After Mark Rutte’s government collapsed last January, all the main parties promised during the general election in March to make housing a national priority. Finally, as Christmas approaches, a new coalition has just been put together – and there are indications that real change is in the offing.
A new housing minister to be appointed in January will have the budget to build 100,000 additional homes a year and the power to pressurise local authorities to free up development land.
A levy on landlords will be abolished to encourage housing corporations to build more affordable homes, while a “right to buy” scheme is being introduced for social housing tenants.
And a controversial scheme allowing well-off parents to make large tax-free gifts to their children to hoist them on to the property ladder will be abolished.
The aim is to rebalance a schizophrenic market where those who can afford to have been taking advantage of record low interest rates to fuel prices that have been rising steadily since June 2013. In October alone, the year-on-year increase was 18.3 per cent.

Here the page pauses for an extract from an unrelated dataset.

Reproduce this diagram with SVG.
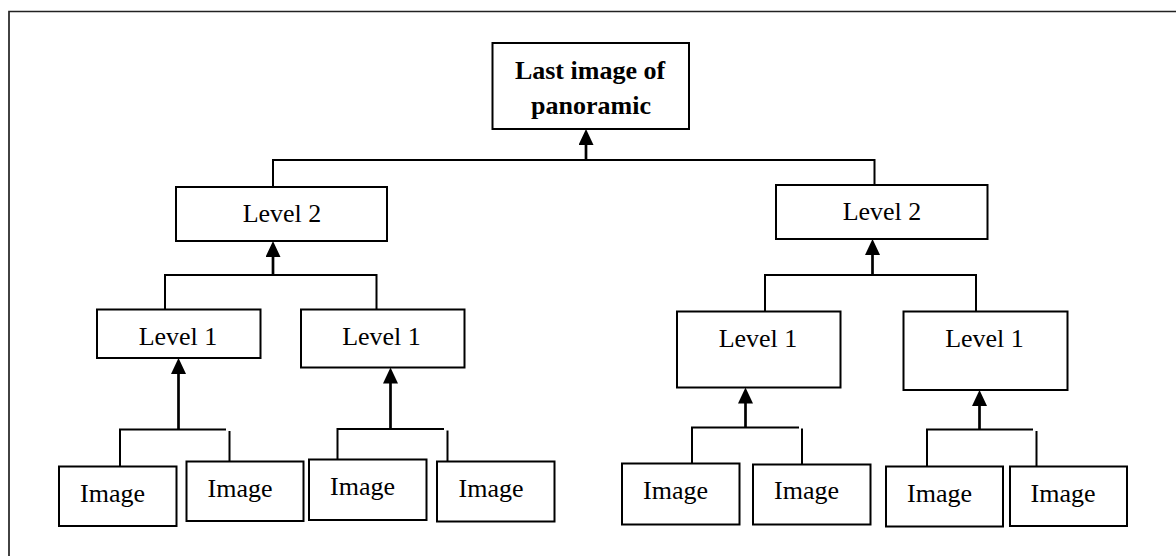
<svg xmlns="http://www.w3.org/2000/svg" width="1176" height="556" viewBox="0 0 1176 556">
<style>
.box{fill:#fff;stroke:#000;stroke-width:2}
.t{font-family:"Liberation Serif","Times New Roman",serif;font-size:26px;fill:#000;text-anchor:middle}
.b{font-weight:bold}
.ln{fill:none;stroke:#000;stroke-width:2}
.ar{fill:none;stroke:#000;stroke-width:2.7;marker-end:url(#ah)}
.frame{fill:none;stroke:#222;stroke-width:1.7}
</style>
<defs>
<marker id="ah" viewBox="0 0 16 15" markerWidth="16" markerHeight="15" refX="12" refY="7.5" orient="auto" markerUnits="userSpaceOnUse">
<path d="M0,0 L16,7.5 L0,15 z" fill="#000"/>
</marker>
</defs>
<rect width="1176" height="556" fill="#fff"/>
<path class="frame" d="M9,556 V11.5 H1176"/>
<g id="connectors">
<path class="ln" d="M273,187 V160 H874.5 V185"/>
<line class="ar" x1="586" y1="160" x2="586" y2="133"/>
<path class="ln" d="M165,309.5 V275 H376.5 V309.5"/>
<line class="ar" x1="273" y1="275" x2="273" y2="245"/>
<path class="ln" d="M765,311.5 V275 H976 V311.5"/>
<line class="ar" x1="872.5" y1="275" x2="872.5" y2="243"/>
<path class="ln" d="M120,466.5 V429.5 H226"/>
<line class="ln" x1="229.5" y1="431" x2="229.5" y2="461.5"/>
<line class="ar" x1="178.5" y1="429.5" x2="178.5" y2="362"/>
<path class="ln" d="M337.5,459.5 V429 H444"/>
<line class="ln" x1="447.5" y1="430.5" x2="447.5" y2="461.5"/>
<line class="ar" x1="390.5" y1="429" x2="390.5" y2="371.5"/>
<path class="ln" d="M692,463.5 V427.5 H799"/>
<line class="ln" x1="802" y1="428.5" x2="802" y2="464.5"/>
<line class="ar" x1="745.5" y1="427.5" x2="745.5" y2="391.5"/>
<path class="ln" d="M927,466.5 V429.5 H1033"/>
<line class="ln" x1="1036.5" y1="431" x2="1036.5" y2="466.5"/>
<line class="ar" x1="979.5" y1="429.5" x2="979.5" y2="394"/>
</g>
<g id="top">
<rect class="box" x="492.5" y="43" width="196.5" height="86"/>
<text class="t b" x="590" y="78.5">Last image of</text>
<text class="t b" x="591" y="113.5">panoramic</text>
</g>
<g id="level2-left">
<rect class="box" x="176" y="187" width="211" height="54"/>
<text class="t" x="282" y="222">Level 2</text>
</g>
<g id="level2-right">
<rect class="box" x="776" y="185" width="211.5" height="54"/>
<text class="t" x="882" y="220">Level 2</text>
</g>
<g id="level1-a">
<rect class="box" x="97" y="309.5" width="163.5" height="48.5"/>
<text class="t" x="178" y="345">Level 1</text>
</g>
<g id="level1-b">
<rect class="box" x="301" y="309.5" width="163.5" height="58"/>
<text class="t" x="381.5" y="345">Level 1</text>
</g>
<g id="level1-c">
<rect class="box" x="677" y="311.5" width="163.5" height="76"/>
<text class="t" x="758" y="346.5">Level 1</text>
</g>
<g id="level1-d">
<rect class="box" x="903.5" y="311.5" width="164" height="78.5"/>
<text class="t" x="984.5" y="346.5">Level 1</text>
</g>
<g id="image-1">
<rect class="box" x="59" y="466.5" width="117.5" height="59.5"/>
<text class="t" x="112.5" y="502">Image</text>
</g>
<g id="image-2">
<rect class="box" x="186.5" y="461.5" width="117" height="59.5"/>
<text class="t" x="240" y="497">Image</text>
</g>
<g id="image-3">
<rect class="box" x="309" y="459.5" width="117.5" height="60.5"/>
<text class="t" x="362.5" y="495">Image</text>
</g>
<g id="image-4">
<rect class="box" x="437" y="461.5" width="117.5" height="60"/>
<text class="t" x="491" y="497">Image</text>
</g>
<g id="image-5">
<rect class="box" x="622" y="463.5" width="117.5" height="61"/>
<text class="t" x="675.5" y="498.5">Image</text>
</g>
<g id="image-6">
<rect class="box" x="753" y="464.5" width="117.5" height="60"/>
<text class="t" x="806.5" y="499">Image</text>
</g>
<g id="image-7">
<rect class="box" x="886" y="466.5" width="117" height="60"/>
<text class="t" x="939.5" y="501.5">Image</text>
</g>
<g id="image-8">
<rect class="box" x="1010" y="466.5" width="117" height="59.5"/>
<text class="t" x="1063" y="501.5">Image</text>
</g>
</svg>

So, contrary to the image of Dutch common sense, there’s zero to be learned from this dysfunctional rental market – apart, perhaps, from how to charge.
At the top end, for instance, a beautifully restored 475sq m Amsterdam canal house was listed recently at €16,000 a month.
“People are finally realising it’s not their fault they can’t afford to buy a modest house or even rent one,” says Sander van der Kraan, who co-organised one march. “That’s fuelling social unrest.”